Musiktipps

53. Deutsches Jazzfestival „Ein roter Teppich für John Coltrane“ Von Wolfgang Sandner

Schätze der Gegenwart und aus dem Archiv: Beim 53. Deutschen Jazzfestival brillieren besonders die Saxophonistinnen Lakecia Benjamin und Ingrid Laubrock. Auch die Frankfurter Schule des Jazz kommt zum Klingen.

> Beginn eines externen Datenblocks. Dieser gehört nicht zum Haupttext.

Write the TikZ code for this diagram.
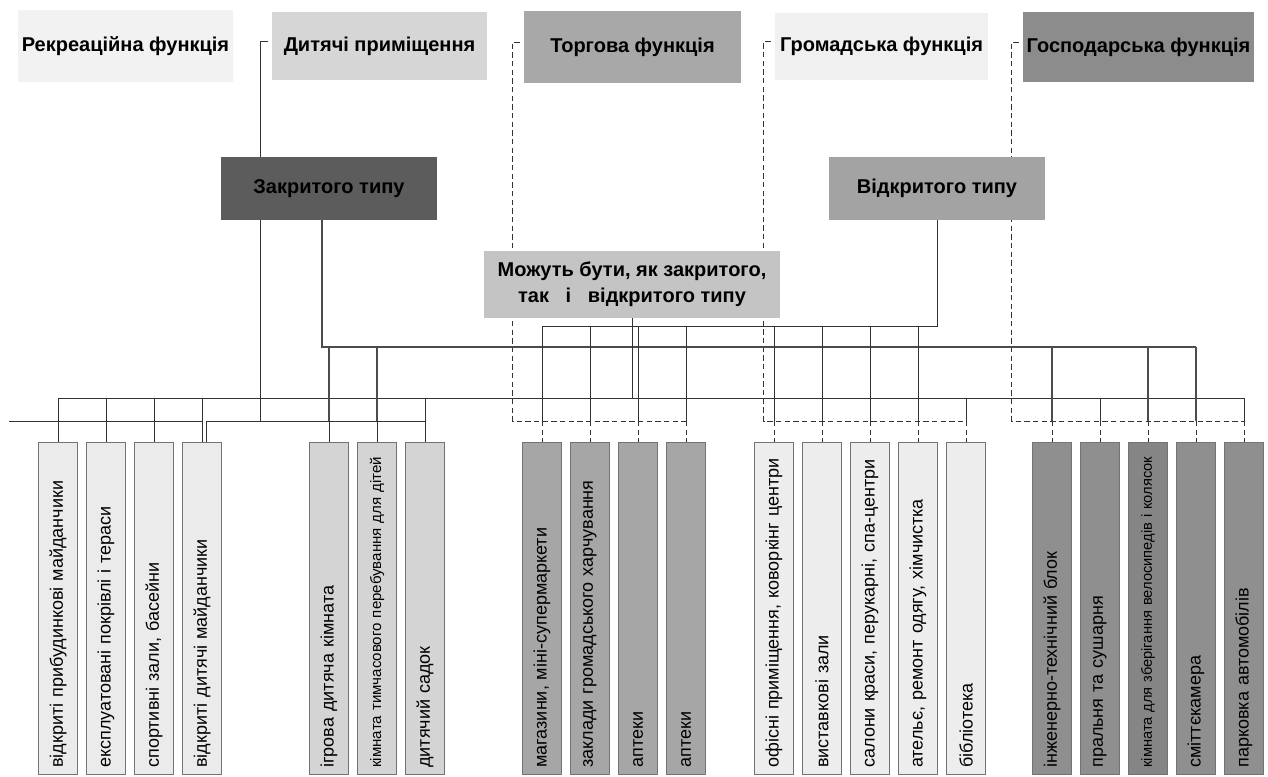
\documentclass[tikz,border=0pt]{standalone}
\usepackage{fontspec}
\setmainfont{Liberation Sans}
\usetikzlibrary{calc,backgrounds}

\tikzset{
  headbox/.style={inner sep=0pt, align=center,
    font=\fontsize{15}{19.5}\selectfont\bfseries},
  itembox/.style={draw=black!55, line width=0.5pt, fill=#1, rotate=90, anchor=east,
    minimum width=249pt, minimum height=29.25pt, inner xsep=5pt, inner ysep=0pt,
    text width=239pt, align=left, font=\fontsize{13.5}{16}\selectfont},
  smalltext/.style={font=\fontsize{11.3}{13}\selectfont},
  fline/.style={draw=black!80, line width=0.75pt},
  dline/.style={fline, dash pattern=on 4pt off 2.5pt},
  cline/.style={draw=black!70, line width=2.2pt},
}

\begin{document}
\begin{tikzpicture}[x=0.75pt, y=-0.75pt]
  \useasboundingbox (0,0) rectangle (1268,776);
  % bus levels
  \coordinate (open) at (0,326);
  \coordinate (clos) at (0,347);
  \coordinate (both) at (0,398);
  \coordinate (fun) at (0,421);
  \coordinate (rekL) at (9,421);

  % functions
  \node[headbox, fill=black!5, minimum width=161.25pt, minimum height=54pt] (rek) at (125.5,46) {Рекреаційна функція};
  \node[headbox, fill=black!16, minimum width=161.25pt, minimum height=51pt] (dyt) at (379.5,46) {Дитячі приміщення};
  \node[headbox, fill=black!34, minimum width=162.75pt, minimum height=54pt] (tor) at (632.5,47) {Торгова функція};
  \node[headbox, fill=black!6, minimum width=159.75pt, minimum height=50.25pt] (grm) at (881.5,46.5) {Громадська функція};
  \node[headbox, fill=black!45, minimum width=173.25pt, minimum height=52.5pt] (gos) at (1138.5,47) {Господарська функція};

  % types
  \node[headbox, fill=black!64, minimum width=162pt, minimum height=47.25pt] (zak) at (329,188.5) {Закритого типу};
  \node[headbox, fill=black!36, minimum width=162pt, minimum height=47.25pt] (vid) at (937,188.5) {Відкритого типу};
  \node[headbox, fill=black!23, minimum width=222pt, minimum height=50.25pt] (mozh) at (632,284.5) {Можуть бути, як закритого,\\так\ \ \ і\ \ \ відкритого типу};

  % rooms
  \node[itembox=black!8] (1) at (58,442) {відкриті прибудинкові майданчики};
  \node[itembox=black!8] (2) at (106,442) {експлуатовані покрівлі і тераси};
  \node[itembox=black!8] (3) at (154,442) {спортивні зали, басейни};
  \node[itembox=black!8] (4) at (202,442) {відкриті дитячі майданчики};
  \node[itembox=black!17] (5) at (329,442) {ігрова дитяча кімната};
  \node[itembox=black!17, smalltext] (6) at (377,442) {кімната тимчасового перебування для дітей};
  \node[itembox=black!17] (7) at (425,442) {дитячий садок};
  \node[itembox=black!35] (8) at (542,442) {магазини, міні-супермаркети};
  \node[itembox=black!35] (9) at (590,442) {заклади громадського харчування};
  \node[itembox=black!35] (10) at (638,442) {аптеки};
  \node[itembox=black!35] (11) at (686,442) {аптеки};
  \node[itembox=black!7] (12) at (774,442) {офісні приміщення, коворкінг центри};
  \node[itembox=black!7] (13) at (822,442) {виставкові зали};
  \node[itembox=black!7] (14) at (870,442) {салони краси, перукарні, спа-центри};
  \node[itembox=black!7] (15) at (918,442) {ательє, ремонт одягу, хімчистка};
  \node[itembox=black!7] (16) at (966,442) {бібліотека};
  \node[itembox=black!44] (17) at (1052,442) {інженерно-технічний блок};
  \node[itembox=black!44] (18) at (1100,442) {пральня та сушарня};
  \node[itembox=black!48, font=\fontsize{11}{13}\selectfont] (19) at (1148,442) {кімната для зберігання велосипедів і колясок};
  \node[itembox=black!44] (20) at (1196,442) {сміттєкамера};
  \node[itembox=black!44] (21) at (1244,442) {парковка автомобілів};

  \begin{scope}[on background layer]
    % function lines
    \draw[fline] (rekL) -- (4.east |- fun);
    \draw[fline] ($(dyt.west)+(-4,-5)$) -- ++(-7,0) |- (7.east |- fun);
    \draw[fline] ($(4.east)+(4,0)$) |- (7.east |- fun);
    \draw[dline] ($(tor.west)+(-4,-5)$) -- ++(-7,0) |- (11.east |- fun);
    \draw[dline] ($(grm.west)+(-4,-5)$) -- ++(-7,0) |- (16.east |- fun);
    \draw[dline] ($(gos.west)+(-4,-5)$) -- ++(-7,0) |- (21.east |- fun);
    % type lines
    \draw[cline] ($(zak.south)+(-7,0)$) |- (20.east |- clos);
    \draw[fline] (vid.south) |- (8.east |- open);
    \draw[fline] (mozh.south) -- (mozh.south |- both);
    \draw[fline] (1.east |- both) -- (21.east |- both);
    % drops
    \draw[fline] (1.east |- both) -- (1.east);
    \draw[fline] (2.east |- both) -- (2.east);
    \draw[fline] (3.east |- both) -- (3.east);
    \draw[fline] (4.east |- both) -- (4.east);
    \draw[cline] (5.east |- clos) -- (5.east |- fun);
    \draw[fline] (5.east |- fun) -- (5.east);
    \draw[cline] (6.east |- clos) -- (6.east |- fun);
    \draw[fline] (6.east |- fun) -- (6.east);
    \draw[fline] (7.east |- both) -- (7.east);
    \draw[fline] (8.east |- open) -- (8.east |- fun);
    \draw[dline] (8.east |- fun) -- (8.east);
    \draw[fline] (9.east |- open) -- (9.east |- fun);
    \draw[dline] (9.east |- fun) -- (9.east);
    \draw[fline] (10.east |- open) -- (10.east |- fun);
    \draw[dline] (10.east |- fun) -- (10.east);
    \draw[fline] (11.east |- open) -- (11.east |- fun);
    \draw[dline] (11.east |- fun) -- (11.east);
    \draw[fline] (12.east |- open) -- (12.east |- fun);
    \draw[dline] (12.east |- fun) -- (12.east);
    \draw[fline] (13.east |- open) -- (13.east |- fun);
    \draw[dline] (13.east |- fun) -- (13.east);
    \draw[fline] (14.east |- open) -- (14.east |- fun);
    \draw[dline] (14.east |- fun) -- (14.east);
    \draw[fline] (15.east |- open) -- (15.east |- fun);
    \draw[dline] (15.east |- fun) -- (15.east);
    \draw[fline] (16.east |- both) -- (16.east |- fun);
    \draw[dline] (16.east |- fun) -- (16.east);
    \draw[cline] (17.east |- clos) -- (17.east |- fun);
    \draw[dline] (17.east |- fun) -- (17.east);
    \draw[fline] (18.east |- both) -- (18.east |- fun);
    \draw[dline] (18.east |- fun) -- (18.east);
    \draw[cline] (19.east |- clos) -- (19.east |- fun);
    \draw[dline] (19.east |- fun) -- (19.east);
    \draw[cline] (20.east |- clos) -- (20.east |- fun);
    \draw[dline] (20.east |- fun) -- (20.east);
    \draw[fline] (21.east |- both) -- (21.east |- fun);
    \draw[dline] (21.east |- fun) -- (21.east);
  \end{scope}
\end{tikzpicture}
\end{document}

Teufelsmusik. Endlich wieder Teufelsmusik! Gott sei Dank, möchte man dazu fast sagen. Devil’s Music, das waren eigentlich die Klänge, die keine bürgerliche, auch keine bürgerliche afroamerikanische Familie, je in ihren vier Wänden dulden wollte. Musik aus Kneipen mit schlechtem Ruf und aus Häusern, die erst zu später Stunde und dann nur mit hochgestelltem Mantelkragen und tief in die Stirn gezogenem Hut aufgesucht werden sollten. „No jazz, no blues, no ragtime in my house“, bekamen die King Olivers und Eubie Blakes in New Orleans und Baltimore, New York und Chicago einst zu hören, wenn sie auf ihren verbeulten und verstimmten Instrumenten zu Hause nachspielen wollten, was sie damals an jeder Straßenecke und aus jeder Spelunke ihrer Nachbarschaft mitbekamen. Teufelsmusik, ruppig, unangepasst laut, gefährlich sinnlich und so ziemlich für alles verantwortlich – für den Niedergang der Moral, das schlechte Wetter und die Sehnsucht der Frauen nach allgemeinem Wahlrecht.